We find ourselves at the very beginning of our next eco+historical project home…1436 Sanchez.

Built in 1903, it’s very similar in style to 173 Downey, and in similar condition as well.  Vacant for 4 years, the windows have been boarded up, there’s no usable kitchen to speak of, and most of the floors are covered in lovely pink shag carpet.

Nevertheless, we see a home with tremendous potential.

  1. It has a nicely detailed façade that matches that of its neighbors and which will look just tremendous after a nice paint job
  2. It has three full poorly-utilized living levels PLUS a separate garage, so we could easily double or perhaps even triple the square footage in the existing home without an addition
  3. It’s in a great location just a block from Church Street with its great restaurants and transit, minutes to the freeway down Cesar Chavez or Dolores and walking distance to the heart of Noe on 24th St.

All we have to do is, gut it, excavate under it, put in a massive new foundation, a little new framing, new electrical, plumbing and HVAC systems plus some cabinetry here, some floors there, a light fixture or two and we’re in business!

It’s just that simple.


But for now we’re all bright-eyed and bushy-tailed and full of enthusiasm.

First Things First

You can’t achieve your goals if you don’t know what they are, so we put together our design requirements for the project and have given them to our architects, Feldman Architecture.

We made it clear that we intend to pursue a LEED Platinum rating for the home, which would make it one of mere dozens of historic homes to undergo a “gut rehab” and achieve that honor, nationwide.


Before any of the creative work can begin, though, you need to know what you’re starting with.  That means we need what are called “as-builts”.  The “as-builts” are a set of dimensioned CAD drawings that show how the house is today, before any work is performed on it, so that we can show all of the steps we’re taking to get from here (the existing dilapidated home) to there (the ultimate rehabilitated eco home that we hope to end up with).

Back when we rehabbed 173 Downey, the architect showed up with a measuring tape and measured the home and went back to the office and created the CAD model for the as-builts.

That was so first-decade-of-the-new-millenium.

1436 Sanchez is going the high-tech route.  Our architects retained Fog City As-builts to develop our as-built plans and models.  Using high-tech lasers and sophisticated Revit software from Autodesk, Fog City As-builts will provide us with a full 3D model of the home as it stands today, both interior and exterior.

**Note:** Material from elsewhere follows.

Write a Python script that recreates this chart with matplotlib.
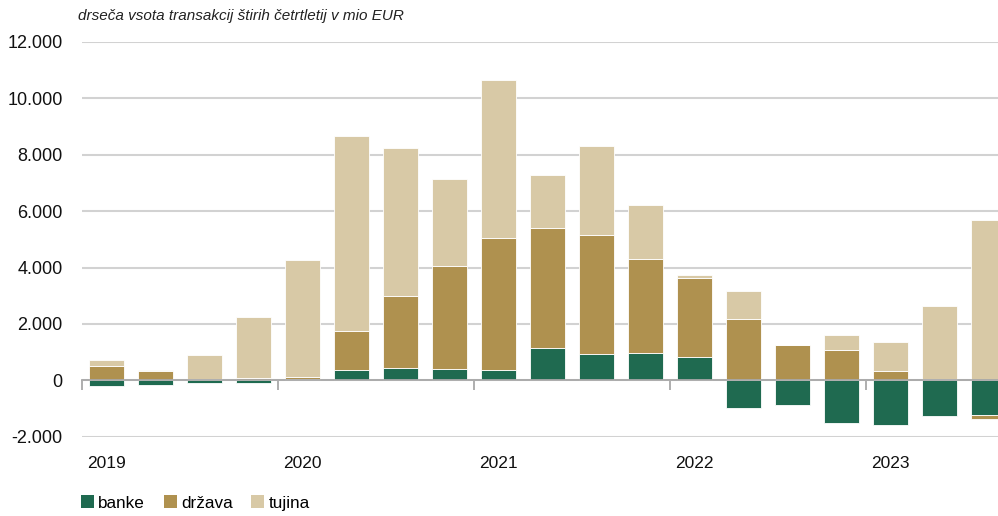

Here’s what a typical 3D model of an as-built home ends up looking like after Fog City As-builts does their thing…

Can you say “Boo-ya”?

No, really.  Say “Boo-ya” ;^)

Google Sketchup: Bringing Clients into the World of 3D

After a career in 3D Graphics dating back to the ’80’s, I am finally starting to get some real 3D models in my everyday life.  With Google SketchUp, I can even get these models from my architect without having to get a full version of the CAD application myself.  If you haven’t checked out SketchUp, I strongly recommend you do.

We’ve used it on our other new project (shown in the image above as we were working out the Family Room design at 1566 Sanchez) to visualize rooms, add or remove furniture and walls, fireplaces, etc.  All with no training.  In minutes.

Very very cool.  James Cameron was right.